Myself and one of my priest friends also discussed many ways of using this spell to piss of raid leaders and such. For example, I jump off a cliff and in the air I use life grip on another raid member, pulling him/her down with me while my priest friend stands on the edge of the cliff and life grips me up again to his position, we are so going to get demoted for this, but it will be worth it.

But enough about life grip. After the eastern vacation from raiding, my guild cleared some more ICC hardmodes and I must say that buff is starting to get ridiculous. 10% increase in health, damage and healing/absorption has a huge impact on the encounters, and I still don’t understand why this buff is present in hardmodes. If it were up to me I would raid without it, but without a proper argument this isn’t happening, seeing as there’s no rewards whatsoever to raid without it.

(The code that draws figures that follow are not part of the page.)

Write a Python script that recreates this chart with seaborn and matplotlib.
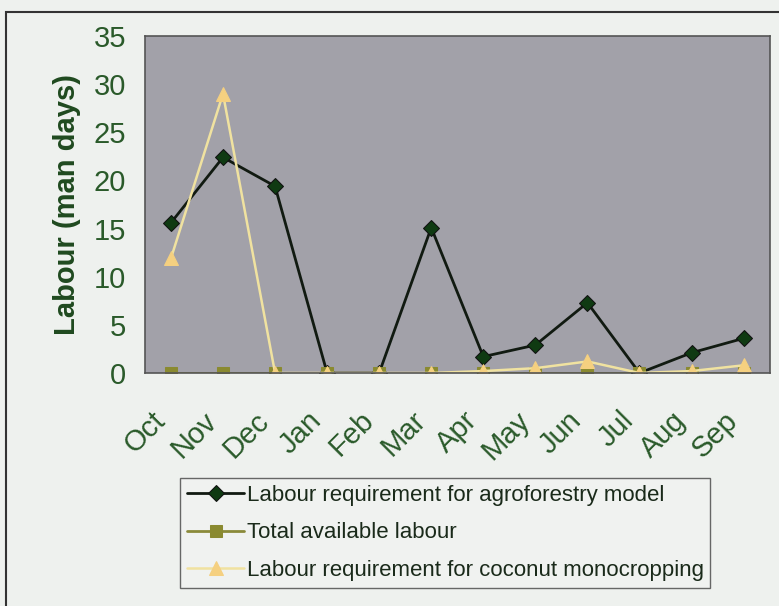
import matplotlib
matplotlib.use("Agg")
import matplotlib.pyplot as plt
import matplotlib.transforms as mtrans
import seaborn as sns
import pandas as pd
from matplotlib.patches import Rectangle

months = ["Oct", "Nov", "Dec", "Jan", "Feb", "Mar", "Apr", "May", "Jun", "Jul", "Aug", "Sep"]
agroforestry = [15.6, 22.4, 19.4, 0, 0, 15.1, 1.7, 2.9, 7.3, 0, 2.1, 3.6]
available = [0, 0, 0, 0, 0, 0, 0, 0, 0, 0, 0, 0]
coconut = [11.9, 29.0, 0, 0, 0, 0, 0.2, 0.5, 1.2, 0, 0.2, 0.8]

labels = ["Labour requirement for agroforestry model",
          "Total available labour",
          "Labour requirement for coconut monocropping"]

sns.set_theme(style="white")
plt.rcParams['font.family'] = ['Liberation Sans', 'DejaVu Sans']

text_col = "#2a5a2a"
fig = plt.figure(figsize=(7.79, 6.06), dpi=100)
fig.patch.set_facecolor("#eef1ee")
ax = fig.add_axes([0.186, 0.3845, 0.802, 0.556])
ax.set_facecolor("#a2a1a9")

x = list(range(len(months)))
sns.lineplot(x=x, y=agroforestry, ax=ax, color="#111a11", marker="D", markersize=8,
             markerfacecolor="#0f3a12", markeredgecolor="#111111", linewidth=2, label=labels[0])
sns.lineplot(x=x, y=available, ax=ax, color="#8a8a3a", marker="s", markersize=8,
             markerfacecolor="#8a8a30", markeredgecolor="#8a8a30", linewidth=2, label=labels[1])
sns.lineplot(x=x, y=coconut, ax=ax, color="#f0e2a0", marker="^", markersize=10,
             markerfacecolor="#f5d080", markeredgecolor="#f5d080", linewidth=1.8, label=labels[2])

ax.set_xlim(-0.5, 11.5)
ax.set_ylim(0, 35)
ax.set_yticks(range(0, 36, 5))
ax.set_xticks(x)
ax.set_xticklabels(months, rotation=45, ha="right", rotation_mode="anchor")
ax.tick_params(axis="both", labelsize=21, colors=text_col, length=3, width=0.8)
ax.tick_params(axis="both", color="#666666")
ax.tick_params(axis="y", pad=10.5)
ax.tick_params(axis="x", pad=3)
offset = mtrans.ScaledTranslation(-20/100, -25/100, fig.dpi_scale_trans)
for lab in ax.get_xticklabels():
    lab.set_transform(lab.get_transform() + offset)
ax.set_ylabel("Labour (man days)", fontsize=21, fontweight="bold", color="#1f4a1f", labelpad=9)
for s in ax.spines.values():
    s.set_color("#555555")
    s.set_linewidth(1.2)

leg = ax.legend(loc="upper left", bbox_to_anchor=(180/779, 1 - 478/606),
                bbox_transform=fig.transFigure, fontsize=16, frameon=True,
                fancybox=False, handlelength=2.6, handletextpad=0.1,
                borderpad=0.3, labelspacing=0.75, borderaxespad=0)
leg.get_frame().set_edgecolor("#444444")
leg.get_frame().set_facecolor("#f1f3f1")
leg.get_frame().set_linewidth(1.0)
for t in leg.get_texts():
    t.set_color("#1a2a1a")

fig.patches.append(Rectangle((6/779, -0.1), 1.2, 1.1 - 12/606, transform=fig.transFigure,
                             fill=False, edgecolor="#333333", linewidth=1.5))

fig.savefig("out.png", dpi=100, facecolor=fig.get_facecolor())
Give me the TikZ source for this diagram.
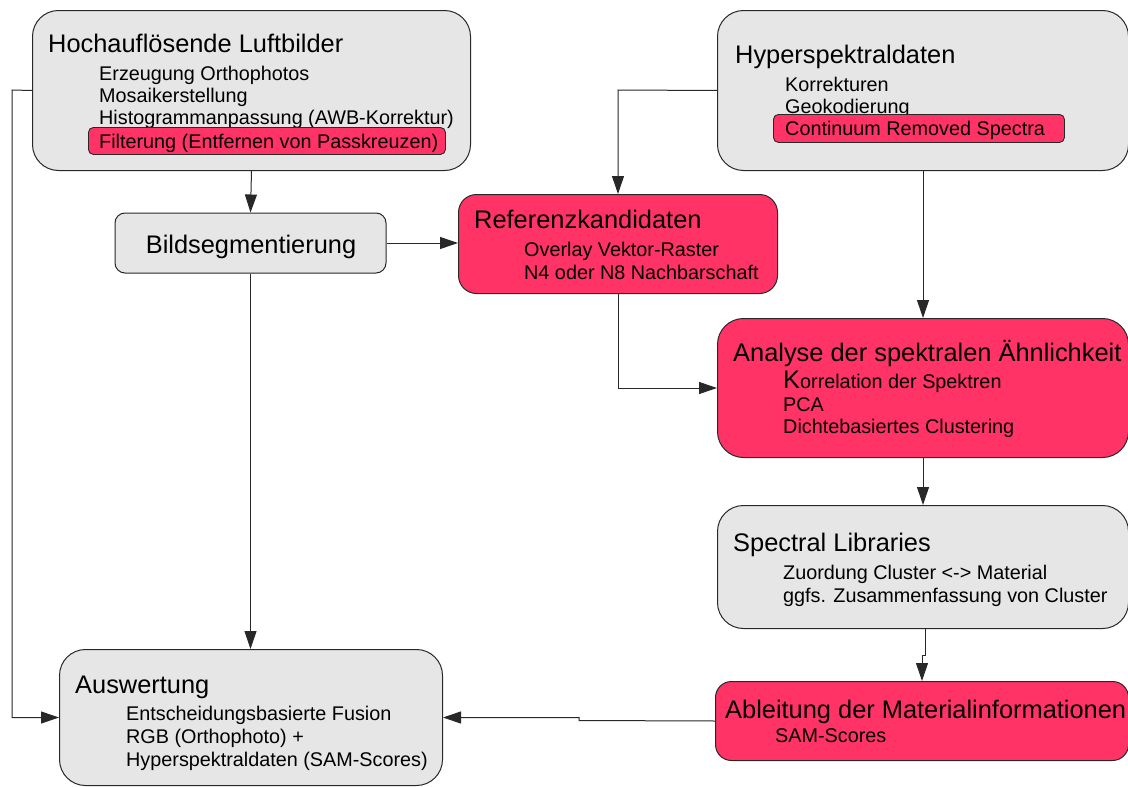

We downed Rotface, Festergut, Blood Princes, Lana’Thel and Valithria and got Sindragosa to 35% in one night and I think Lich King will go down soon enough. Again I am confused about the varying difficulty in the bosses. We struggled like hell on Blood Princes, but we almost one-shotted Lana’Thel. Festergut and Rotface went down easily as well, but I’ve heard Putricide is a living nightmare, so I’m looking forward to that fight.

There is one thing in particular that is a great source of concern for me and that is burnout. It’s starting to kick in, even for me and I’m afraid I’ll be tired of ICC soon. I guess it’s inevitable when Blizzard only decides to release one instance per tier. Don’t get me wrong, both Ulduar and ICC have been great instances, but they’re still only the only content we had to raid for months (I won’t even mention the grand failure that ToTC was) and that wears you out, even with different difficulties to choose between.

I’m looking forward to this new raid that’s supposed to come out soon, and I hope Blizzard decides to pull a Sunwell and make it bloody hard, TBC style. With all the easy content and seeing now as ICC is being pugged on a regular basis, not to mention the increasing amount of Kingslayers appearing every day, I hope that this instance will be different.